What is required: Each line that holds the word "this" should be returned.

Task material:
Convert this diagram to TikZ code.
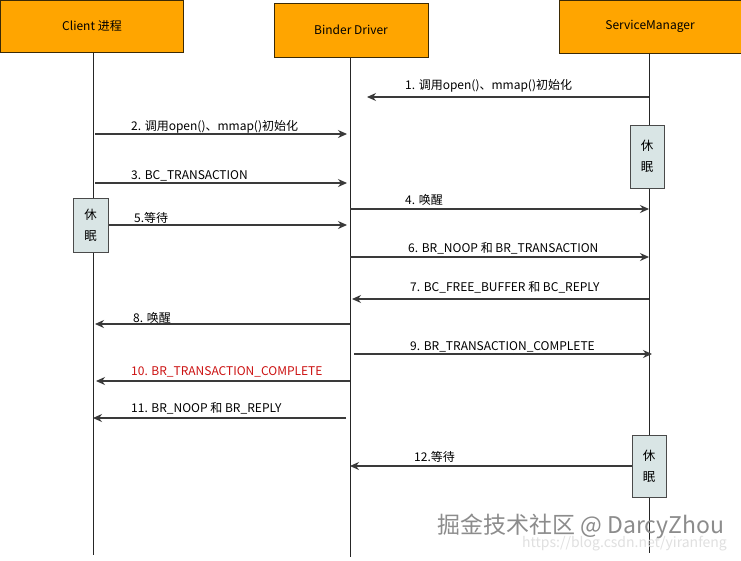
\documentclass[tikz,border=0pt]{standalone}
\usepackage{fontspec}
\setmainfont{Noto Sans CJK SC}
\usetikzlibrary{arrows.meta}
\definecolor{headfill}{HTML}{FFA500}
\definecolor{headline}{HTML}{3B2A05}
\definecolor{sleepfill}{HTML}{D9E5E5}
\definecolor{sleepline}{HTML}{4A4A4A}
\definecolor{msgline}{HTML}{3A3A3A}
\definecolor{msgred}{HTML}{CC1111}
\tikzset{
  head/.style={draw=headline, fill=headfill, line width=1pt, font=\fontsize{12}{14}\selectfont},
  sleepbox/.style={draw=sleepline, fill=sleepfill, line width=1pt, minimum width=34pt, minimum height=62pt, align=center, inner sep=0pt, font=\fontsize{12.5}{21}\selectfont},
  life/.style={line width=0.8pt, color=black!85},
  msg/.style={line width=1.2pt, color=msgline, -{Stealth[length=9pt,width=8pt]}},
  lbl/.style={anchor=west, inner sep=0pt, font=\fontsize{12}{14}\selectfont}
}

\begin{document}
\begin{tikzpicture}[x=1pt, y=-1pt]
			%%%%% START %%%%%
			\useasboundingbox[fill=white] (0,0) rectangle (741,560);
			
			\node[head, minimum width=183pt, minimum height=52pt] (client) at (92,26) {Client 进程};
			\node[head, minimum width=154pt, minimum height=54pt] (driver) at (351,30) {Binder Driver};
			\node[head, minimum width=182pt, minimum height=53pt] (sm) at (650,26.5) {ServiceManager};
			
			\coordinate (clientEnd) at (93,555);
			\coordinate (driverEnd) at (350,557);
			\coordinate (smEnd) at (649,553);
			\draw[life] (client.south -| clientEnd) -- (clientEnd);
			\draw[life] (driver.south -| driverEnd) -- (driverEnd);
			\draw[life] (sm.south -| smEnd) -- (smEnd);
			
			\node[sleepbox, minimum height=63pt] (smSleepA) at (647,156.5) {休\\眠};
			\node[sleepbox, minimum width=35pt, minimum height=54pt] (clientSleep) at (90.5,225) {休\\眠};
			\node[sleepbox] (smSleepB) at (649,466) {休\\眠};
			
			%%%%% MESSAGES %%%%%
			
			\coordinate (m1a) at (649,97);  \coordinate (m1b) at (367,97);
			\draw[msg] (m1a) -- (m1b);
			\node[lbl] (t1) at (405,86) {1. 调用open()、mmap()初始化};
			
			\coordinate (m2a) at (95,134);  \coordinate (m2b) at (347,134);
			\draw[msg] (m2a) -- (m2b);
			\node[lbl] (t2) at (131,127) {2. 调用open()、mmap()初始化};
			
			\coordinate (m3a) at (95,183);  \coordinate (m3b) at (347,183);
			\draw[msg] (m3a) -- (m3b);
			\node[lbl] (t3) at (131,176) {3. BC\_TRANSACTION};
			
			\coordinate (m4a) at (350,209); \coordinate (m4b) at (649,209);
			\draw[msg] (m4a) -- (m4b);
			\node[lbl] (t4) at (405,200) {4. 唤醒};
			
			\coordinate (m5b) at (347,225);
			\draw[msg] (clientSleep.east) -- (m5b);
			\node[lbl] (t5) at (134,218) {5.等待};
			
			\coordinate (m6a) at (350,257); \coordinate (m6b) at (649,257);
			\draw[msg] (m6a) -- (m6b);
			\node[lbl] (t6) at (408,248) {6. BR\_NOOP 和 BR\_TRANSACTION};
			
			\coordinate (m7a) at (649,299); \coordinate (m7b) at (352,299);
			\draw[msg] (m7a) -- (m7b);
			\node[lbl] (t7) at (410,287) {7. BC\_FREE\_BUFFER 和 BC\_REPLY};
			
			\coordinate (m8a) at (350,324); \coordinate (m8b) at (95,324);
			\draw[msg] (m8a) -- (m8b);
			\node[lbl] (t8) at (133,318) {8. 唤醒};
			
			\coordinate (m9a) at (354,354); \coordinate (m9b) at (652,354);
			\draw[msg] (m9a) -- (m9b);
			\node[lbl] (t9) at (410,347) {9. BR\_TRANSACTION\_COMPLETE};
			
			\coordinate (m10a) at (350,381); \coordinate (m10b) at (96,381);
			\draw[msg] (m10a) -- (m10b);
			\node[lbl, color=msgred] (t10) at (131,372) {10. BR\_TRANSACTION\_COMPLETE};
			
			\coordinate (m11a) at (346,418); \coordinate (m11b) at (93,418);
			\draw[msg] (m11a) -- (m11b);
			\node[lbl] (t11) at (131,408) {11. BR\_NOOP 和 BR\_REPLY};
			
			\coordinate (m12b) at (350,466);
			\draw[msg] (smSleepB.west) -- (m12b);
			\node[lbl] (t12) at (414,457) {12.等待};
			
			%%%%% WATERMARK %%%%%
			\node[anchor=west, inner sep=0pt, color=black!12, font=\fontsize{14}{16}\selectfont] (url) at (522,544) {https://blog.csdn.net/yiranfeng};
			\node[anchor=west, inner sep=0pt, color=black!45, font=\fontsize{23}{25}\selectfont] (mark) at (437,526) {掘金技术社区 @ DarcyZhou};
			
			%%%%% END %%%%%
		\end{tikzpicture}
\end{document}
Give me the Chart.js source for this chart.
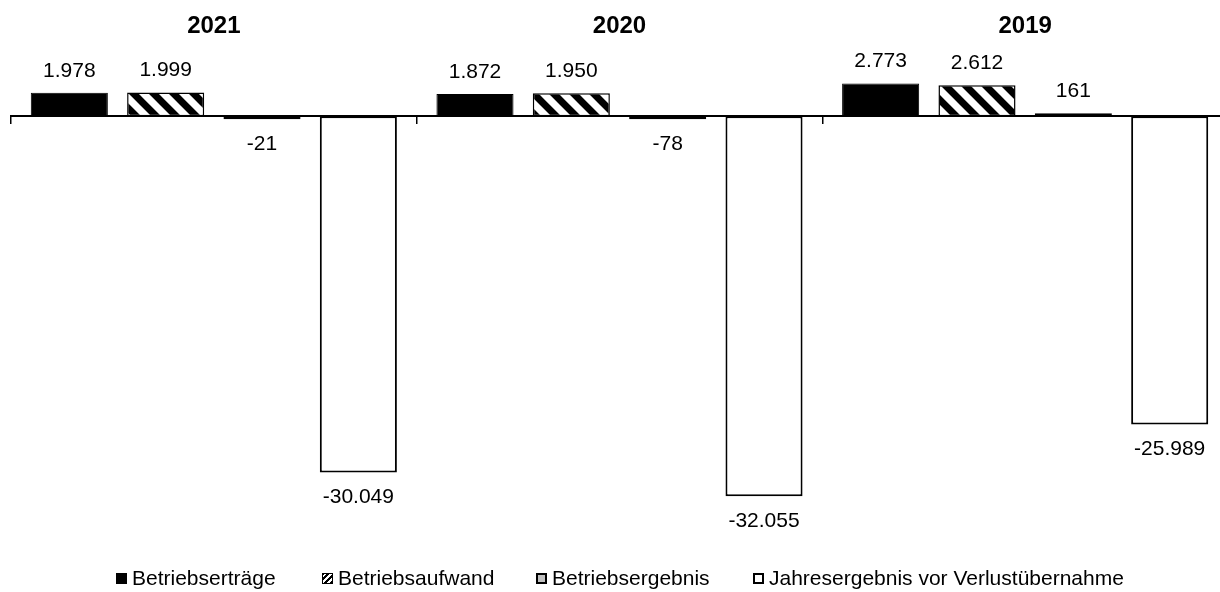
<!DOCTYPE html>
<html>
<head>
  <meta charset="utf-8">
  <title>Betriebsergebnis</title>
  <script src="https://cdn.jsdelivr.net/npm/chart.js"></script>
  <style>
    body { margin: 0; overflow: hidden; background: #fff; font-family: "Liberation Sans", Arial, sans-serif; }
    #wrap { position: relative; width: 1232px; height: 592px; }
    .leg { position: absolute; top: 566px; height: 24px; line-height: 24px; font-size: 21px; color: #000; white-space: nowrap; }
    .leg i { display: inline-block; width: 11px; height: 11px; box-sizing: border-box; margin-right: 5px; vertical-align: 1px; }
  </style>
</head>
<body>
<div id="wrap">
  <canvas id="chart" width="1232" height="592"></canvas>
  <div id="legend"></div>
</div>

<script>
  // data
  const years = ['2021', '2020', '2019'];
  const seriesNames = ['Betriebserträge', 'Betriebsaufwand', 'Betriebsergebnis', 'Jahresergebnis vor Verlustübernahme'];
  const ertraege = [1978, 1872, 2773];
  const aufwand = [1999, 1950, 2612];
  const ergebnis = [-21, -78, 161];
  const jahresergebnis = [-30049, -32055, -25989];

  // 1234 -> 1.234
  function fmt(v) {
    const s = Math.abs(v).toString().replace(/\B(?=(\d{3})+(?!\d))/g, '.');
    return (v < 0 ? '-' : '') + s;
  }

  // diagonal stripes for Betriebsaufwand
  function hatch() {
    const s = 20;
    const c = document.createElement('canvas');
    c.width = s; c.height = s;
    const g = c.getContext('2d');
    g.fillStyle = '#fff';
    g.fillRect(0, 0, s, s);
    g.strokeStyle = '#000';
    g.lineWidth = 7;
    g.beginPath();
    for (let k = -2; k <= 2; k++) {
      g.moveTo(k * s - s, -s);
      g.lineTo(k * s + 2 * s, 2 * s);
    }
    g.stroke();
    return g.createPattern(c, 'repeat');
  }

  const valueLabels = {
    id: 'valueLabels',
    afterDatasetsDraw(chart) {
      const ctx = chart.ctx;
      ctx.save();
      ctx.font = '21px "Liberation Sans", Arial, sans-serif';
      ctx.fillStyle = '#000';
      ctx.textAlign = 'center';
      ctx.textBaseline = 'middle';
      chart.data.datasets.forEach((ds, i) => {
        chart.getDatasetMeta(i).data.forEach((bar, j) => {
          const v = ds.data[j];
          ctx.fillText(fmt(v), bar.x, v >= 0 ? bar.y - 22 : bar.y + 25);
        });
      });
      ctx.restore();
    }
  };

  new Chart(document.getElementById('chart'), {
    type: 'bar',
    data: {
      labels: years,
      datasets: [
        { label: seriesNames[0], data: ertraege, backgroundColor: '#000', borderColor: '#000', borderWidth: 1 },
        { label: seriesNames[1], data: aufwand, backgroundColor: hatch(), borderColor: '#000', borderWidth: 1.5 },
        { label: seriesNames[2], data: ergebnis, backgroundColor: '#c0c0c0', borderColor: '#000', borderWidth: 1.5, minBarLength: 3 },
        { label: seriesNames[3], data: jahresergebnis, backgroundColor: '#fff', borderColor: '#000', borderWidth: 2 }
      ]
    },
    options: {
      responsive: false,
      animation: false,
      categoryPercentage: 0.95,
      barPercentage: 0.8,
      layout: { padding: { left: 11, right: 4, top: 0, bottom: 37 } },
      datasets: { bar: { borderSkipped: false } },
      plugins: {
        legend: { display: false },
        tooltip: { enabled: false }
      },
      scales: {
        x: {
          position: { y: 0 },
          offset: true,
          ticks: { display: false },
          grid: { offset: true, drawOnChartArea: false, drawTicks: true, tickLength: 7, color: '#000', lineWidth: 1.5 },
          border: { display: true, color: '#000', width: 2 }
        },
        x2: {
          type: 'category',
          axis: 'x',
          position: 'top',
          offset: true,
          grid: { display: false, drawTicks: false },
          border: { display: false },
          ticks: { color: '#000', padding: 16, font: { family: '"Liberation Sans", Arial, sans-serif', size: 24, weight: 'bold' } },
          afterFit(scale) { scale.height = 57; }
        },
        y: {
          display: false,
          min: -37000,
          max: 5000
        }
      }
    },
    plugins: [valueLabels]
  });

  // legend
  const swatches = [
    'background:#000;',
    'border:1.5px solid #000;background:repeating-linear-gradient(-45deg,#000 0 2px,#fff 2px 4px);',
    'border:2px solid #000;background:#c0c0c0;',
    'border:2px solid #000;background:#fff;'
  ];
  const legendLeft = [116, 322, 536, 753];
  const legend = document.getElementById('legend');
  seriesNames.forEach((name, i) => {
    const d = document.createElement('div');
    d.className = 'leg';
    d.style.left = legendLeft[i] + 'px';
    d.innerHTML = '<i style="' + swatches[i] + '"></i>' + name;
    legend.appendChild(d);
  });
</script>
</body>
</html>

--

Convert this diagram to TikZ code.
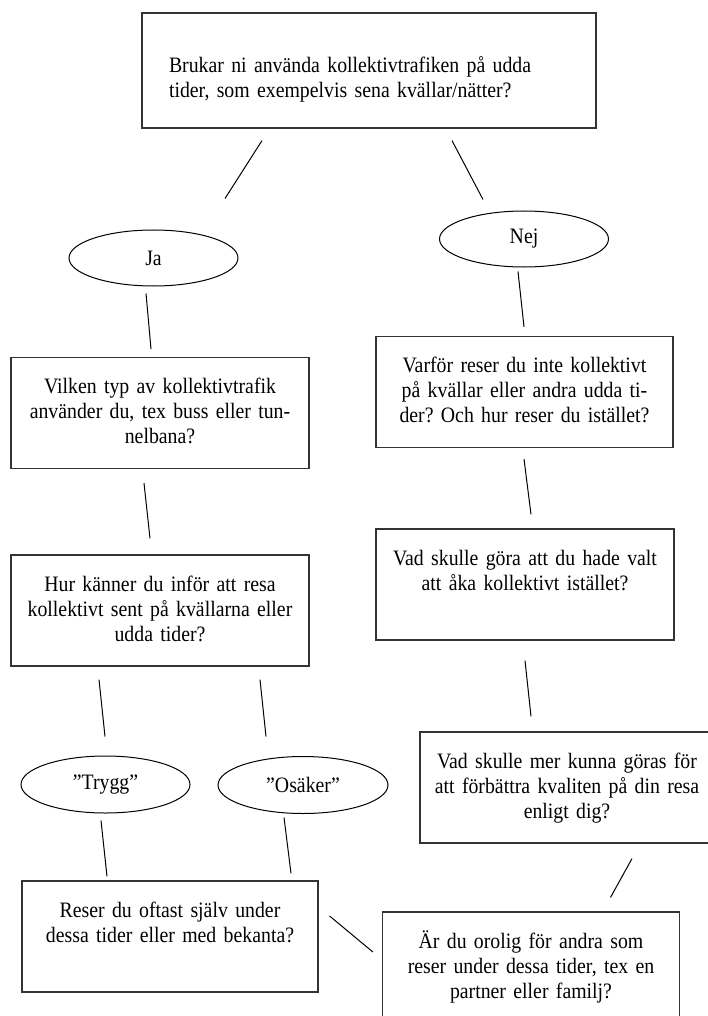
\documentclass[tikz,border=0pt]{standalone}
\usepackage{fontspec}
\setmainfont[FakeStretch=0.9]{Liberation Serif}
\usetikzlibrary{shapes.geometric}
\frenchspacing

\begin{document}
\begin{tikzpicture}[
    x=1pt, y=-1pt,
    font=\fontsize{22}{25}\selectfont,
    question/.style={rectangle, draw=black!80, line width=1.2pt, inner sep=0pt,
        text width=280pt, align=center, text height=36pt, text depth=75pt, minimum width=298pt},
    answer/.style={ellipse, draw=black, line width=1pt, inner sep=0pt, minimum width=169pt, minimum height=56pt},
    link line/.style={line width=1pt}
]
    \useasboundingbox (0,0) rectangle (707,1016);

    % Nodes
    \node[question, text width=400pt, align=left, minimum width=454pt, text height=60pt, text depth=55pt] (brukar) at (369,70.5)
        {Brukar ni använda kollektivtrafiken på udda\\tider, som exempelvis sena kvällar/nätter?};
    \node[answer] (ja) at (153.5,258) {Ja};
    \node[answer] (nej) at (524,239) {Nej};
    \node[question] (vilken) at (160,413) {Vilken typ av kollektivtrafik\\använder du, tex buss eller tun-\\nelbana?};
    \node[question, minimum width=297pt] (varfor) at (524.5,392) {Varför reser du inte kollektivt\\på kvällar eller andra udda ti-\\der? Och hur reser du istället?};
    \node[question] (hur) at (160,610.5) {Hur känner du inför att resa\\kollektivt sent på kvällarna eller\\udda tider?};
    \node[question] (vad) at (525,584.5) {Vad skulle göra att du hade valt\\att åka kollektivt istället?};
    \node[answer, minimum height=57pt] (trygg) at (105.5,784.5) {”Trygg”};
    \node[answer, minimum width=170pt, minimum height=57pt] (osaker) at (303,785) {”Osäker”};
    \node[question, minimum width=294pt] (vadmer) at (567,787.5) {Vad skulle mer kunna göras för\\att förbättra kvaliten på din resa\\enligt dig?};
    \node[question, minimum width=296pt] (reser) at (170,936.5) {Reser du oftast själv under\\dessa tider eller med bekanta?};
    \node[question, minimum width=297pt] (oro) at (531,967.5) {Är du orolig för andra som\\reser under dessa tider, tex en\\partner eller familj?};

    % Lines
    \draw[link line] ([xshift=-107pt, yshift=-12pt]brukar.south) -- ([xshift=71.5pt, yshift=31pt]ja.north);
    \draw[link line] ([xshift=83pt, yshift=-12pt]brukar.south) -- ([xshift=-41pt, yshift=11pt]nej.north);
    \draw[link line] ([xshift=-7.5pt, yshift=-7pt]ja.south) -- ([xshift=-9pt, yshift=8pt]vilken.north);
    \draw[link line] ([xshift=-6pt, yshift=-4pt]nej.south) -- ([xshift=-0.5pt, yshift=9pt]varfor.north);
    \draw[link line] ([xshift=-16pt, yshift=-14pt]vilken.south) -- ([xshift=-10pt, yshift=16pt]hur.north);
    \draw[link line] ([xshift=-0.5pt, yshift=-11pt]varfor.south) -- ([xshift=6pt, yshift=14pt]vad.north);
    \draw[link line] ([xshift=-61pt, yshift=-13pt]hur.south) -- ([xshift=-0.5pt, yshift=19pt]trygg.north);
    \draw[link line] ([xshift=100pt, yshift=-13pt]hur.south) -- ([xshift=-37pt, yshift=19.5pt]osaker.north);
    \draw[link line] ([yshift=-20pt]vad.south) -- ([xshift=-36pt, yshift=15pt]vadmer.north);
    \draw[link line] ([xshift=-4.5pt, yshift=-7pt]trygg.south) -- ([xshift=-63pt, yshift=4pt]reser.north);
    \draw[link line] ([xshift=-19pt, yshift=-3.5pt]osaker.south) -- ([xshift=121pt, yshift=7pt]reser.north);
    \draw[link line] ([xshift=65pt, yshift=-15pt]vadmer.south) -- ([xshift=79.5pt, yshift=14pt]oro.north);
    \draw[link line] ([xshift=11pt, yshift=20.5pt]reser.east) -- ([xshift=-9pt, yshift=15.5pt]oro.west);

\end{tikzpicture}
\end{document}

* * *

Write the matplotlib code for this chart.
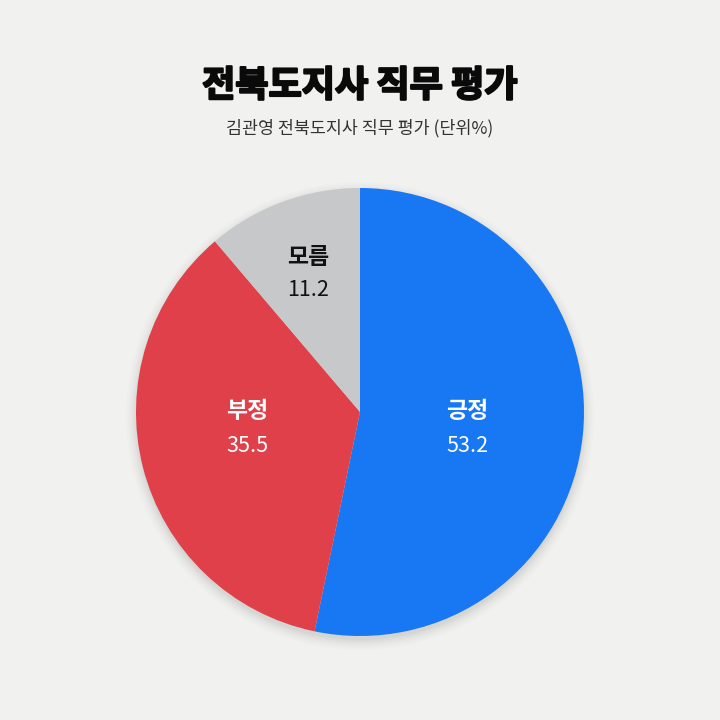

Written answer:
Convert this diagram to TikZ code.
Give me the Chart.js source for this chart.
Convert this diagram to TikZ code.
Write the matplotlib code for this chart.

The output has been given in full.